» **Job**
Output the first line of the listing and each line after it, up to and including the line that contains "let chart = echarts.init(document.getElementById('chart'))", exactly as written, minus the pictures.

════

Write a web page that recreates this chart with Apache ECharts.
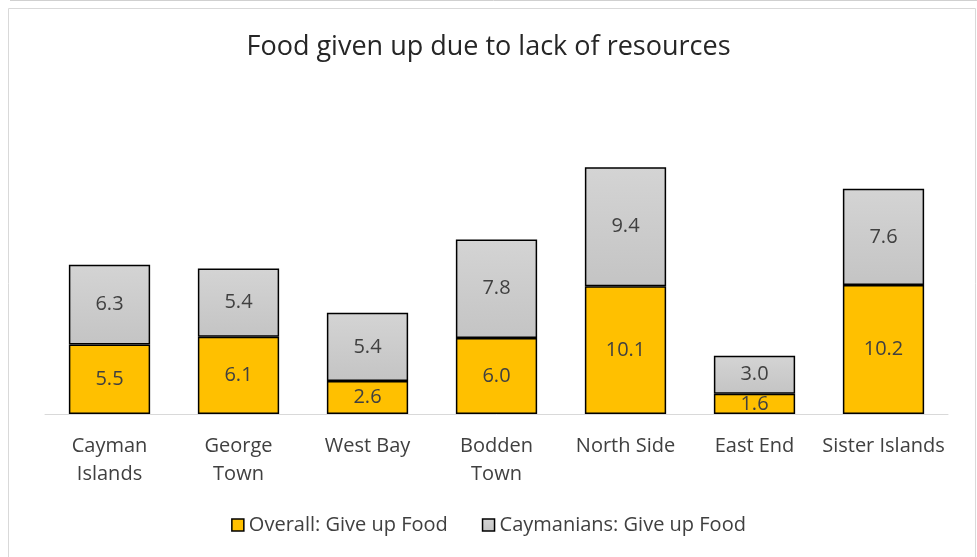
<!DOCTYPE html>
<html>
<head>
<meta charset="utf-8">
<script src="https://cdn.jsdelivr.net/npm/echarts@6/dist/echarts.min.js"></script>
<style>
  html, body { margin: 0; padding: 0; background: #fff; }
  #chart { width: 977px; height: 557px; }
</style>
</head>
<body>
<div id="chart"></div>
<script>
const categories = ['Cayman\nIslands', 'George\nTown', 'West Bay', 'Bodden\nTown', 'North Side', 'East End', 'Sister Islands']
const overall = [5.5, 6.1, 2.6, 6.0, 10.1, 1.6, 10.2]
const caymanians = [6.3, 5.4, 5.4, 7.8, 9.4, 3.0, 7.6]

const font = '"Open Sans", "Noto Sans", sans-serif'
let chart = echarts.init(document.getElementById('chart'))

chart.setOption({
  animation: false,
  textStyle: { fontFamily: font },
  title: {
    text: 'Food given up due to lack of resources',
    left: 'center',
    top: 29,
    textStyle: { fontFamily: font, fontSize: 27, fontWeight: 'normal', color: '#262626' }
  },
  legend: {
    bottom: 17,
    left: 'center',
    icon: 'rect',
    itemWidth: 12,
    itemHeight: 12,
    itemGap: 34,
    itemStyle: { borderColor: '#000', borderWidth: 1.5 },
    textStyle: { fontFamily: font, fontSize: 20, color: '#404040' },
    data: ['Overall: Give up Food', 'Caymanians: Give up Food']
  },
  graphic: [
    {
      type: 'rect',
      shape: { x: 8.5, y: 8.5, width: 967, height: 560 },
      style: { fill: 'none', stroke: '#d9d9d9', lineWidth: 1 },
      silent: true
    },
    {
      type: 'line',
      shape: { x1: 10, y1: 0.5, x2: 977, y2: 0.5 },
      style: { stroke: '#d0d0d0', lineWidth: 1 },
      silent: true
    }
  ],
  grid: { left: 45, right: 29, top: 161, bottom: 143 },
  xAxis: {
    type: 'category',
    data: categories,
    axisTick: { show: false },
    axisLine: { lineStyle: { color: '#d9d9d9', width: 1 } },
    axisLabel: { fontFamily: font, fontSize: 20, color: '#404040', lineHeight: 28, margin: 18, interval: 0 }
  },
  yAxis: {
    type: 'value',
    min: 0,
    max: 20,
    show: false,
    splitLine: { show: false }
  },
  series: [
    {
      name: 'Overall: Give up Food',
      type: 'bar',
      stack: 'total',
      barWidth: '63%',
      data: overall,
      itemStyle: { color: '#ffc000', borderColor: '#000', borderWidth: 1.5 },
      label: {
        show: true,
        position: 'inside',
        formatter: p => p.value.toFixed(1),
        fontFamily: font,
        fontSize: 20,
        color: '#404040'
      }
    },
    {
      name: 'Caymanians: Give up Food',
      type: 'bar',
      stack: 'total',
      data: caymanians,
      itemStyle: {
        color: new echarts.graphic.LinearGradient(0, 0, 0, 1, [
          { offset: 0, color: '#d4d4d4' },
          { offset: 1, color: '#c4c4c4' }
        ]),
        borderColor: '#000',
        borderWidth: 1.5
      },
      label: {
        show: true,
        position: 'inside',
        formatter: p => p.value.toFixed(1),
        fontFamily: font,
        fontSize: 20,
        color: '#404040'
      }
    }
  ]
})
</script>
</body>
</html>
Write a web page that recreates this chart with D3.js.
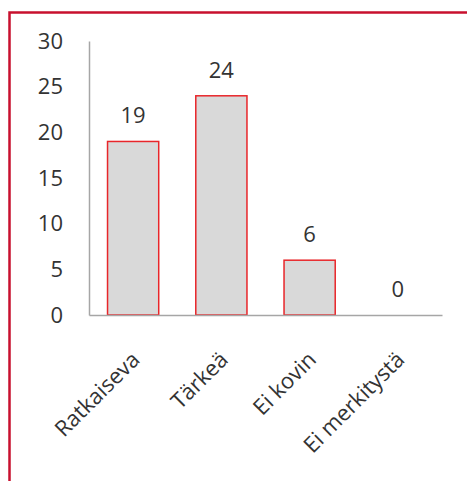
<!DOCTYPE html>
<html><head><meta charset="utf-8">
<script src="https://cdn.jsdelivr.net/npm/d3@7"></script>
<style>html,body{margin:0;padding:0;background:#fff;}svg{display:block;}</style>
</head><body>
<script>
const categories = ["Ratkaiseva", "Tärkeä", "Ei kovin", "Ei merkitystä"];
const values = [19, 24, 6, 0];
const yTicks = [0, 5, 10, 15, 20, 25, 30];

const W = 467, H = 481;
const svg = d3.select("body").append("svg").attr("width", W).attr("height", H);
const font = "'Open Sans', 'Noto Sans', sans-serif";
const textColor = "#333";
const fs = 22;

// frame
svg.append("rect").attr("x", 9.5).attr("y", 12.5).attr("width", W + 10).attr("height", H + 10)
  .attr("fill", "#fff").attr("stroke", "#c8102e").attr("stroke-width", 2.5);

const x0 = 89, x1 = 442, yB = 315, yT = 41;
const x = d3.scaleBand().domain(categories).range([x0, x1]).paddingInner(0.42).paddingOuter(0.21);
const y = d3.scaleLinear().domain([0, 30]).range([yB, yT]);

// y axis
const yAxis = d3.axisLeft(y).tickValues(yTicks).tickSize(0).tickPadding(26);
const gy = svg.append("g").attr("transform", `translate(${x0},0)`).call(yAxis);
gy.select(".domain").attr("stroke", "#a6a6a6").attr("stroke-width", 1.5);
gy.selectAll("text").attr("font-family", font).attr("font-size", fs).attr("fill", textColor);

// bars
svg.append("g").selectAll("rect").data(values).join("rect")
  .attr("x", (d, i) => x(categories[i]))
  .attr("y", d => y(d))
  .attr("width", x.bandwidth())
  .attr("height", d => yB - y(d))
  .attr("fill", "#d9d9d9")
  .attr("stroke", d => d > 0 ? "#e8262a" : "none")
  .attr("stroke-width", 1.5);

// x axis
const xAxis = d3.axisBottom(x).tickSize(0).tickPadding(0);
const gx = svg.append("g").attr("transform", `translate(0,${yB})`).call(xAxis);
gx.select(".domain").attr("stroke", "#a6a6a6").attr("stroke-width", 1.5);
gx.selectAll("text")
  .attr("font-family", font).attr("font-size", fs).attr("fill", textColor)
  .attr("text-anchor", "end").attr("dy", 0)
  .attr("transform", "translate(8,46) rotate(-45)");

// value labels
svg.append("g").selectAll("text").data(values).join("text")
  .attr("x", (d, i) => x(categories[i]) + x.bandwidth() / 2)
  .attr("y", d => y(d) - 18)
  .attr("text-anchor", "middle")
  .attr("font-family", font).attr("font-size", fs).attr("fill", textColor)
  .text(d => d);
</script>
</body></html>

════

» **Result of this task**
Write a web page that recreates this chart with Apache ECharts.
<!DOCTYPE html>
<html>
<head>
<meta charset="utf-8">
<script src="https://cdn.jsdelivr.net/npm/echarts@6/dist/echarts.min.js"></script>
<style>
  html, body { margin: 0; padding: 0; background: #fff; }
  #chart { width: 977px; height: 557px; }
</style>
</head>
<body>
<div id="chart"></div>
<script>
const categories = ['Cayman\nIslands', 'George\nTown', 'West Bay', 'Bodden\nTown', 'North Side', 'East End', 'Sister Islands']
const overall = [5.5, 6.1, 2.6, 6.0, 10.1, 1.6, 10.2]
const caymanians = [6.3, 5.4, 5.4, 7.8, 9.4, 3.0, 7.6]

const font = '"Open Sans", "Noto Sans", sans-serif'
let chart = echarts.init(document.getElementById('chart'))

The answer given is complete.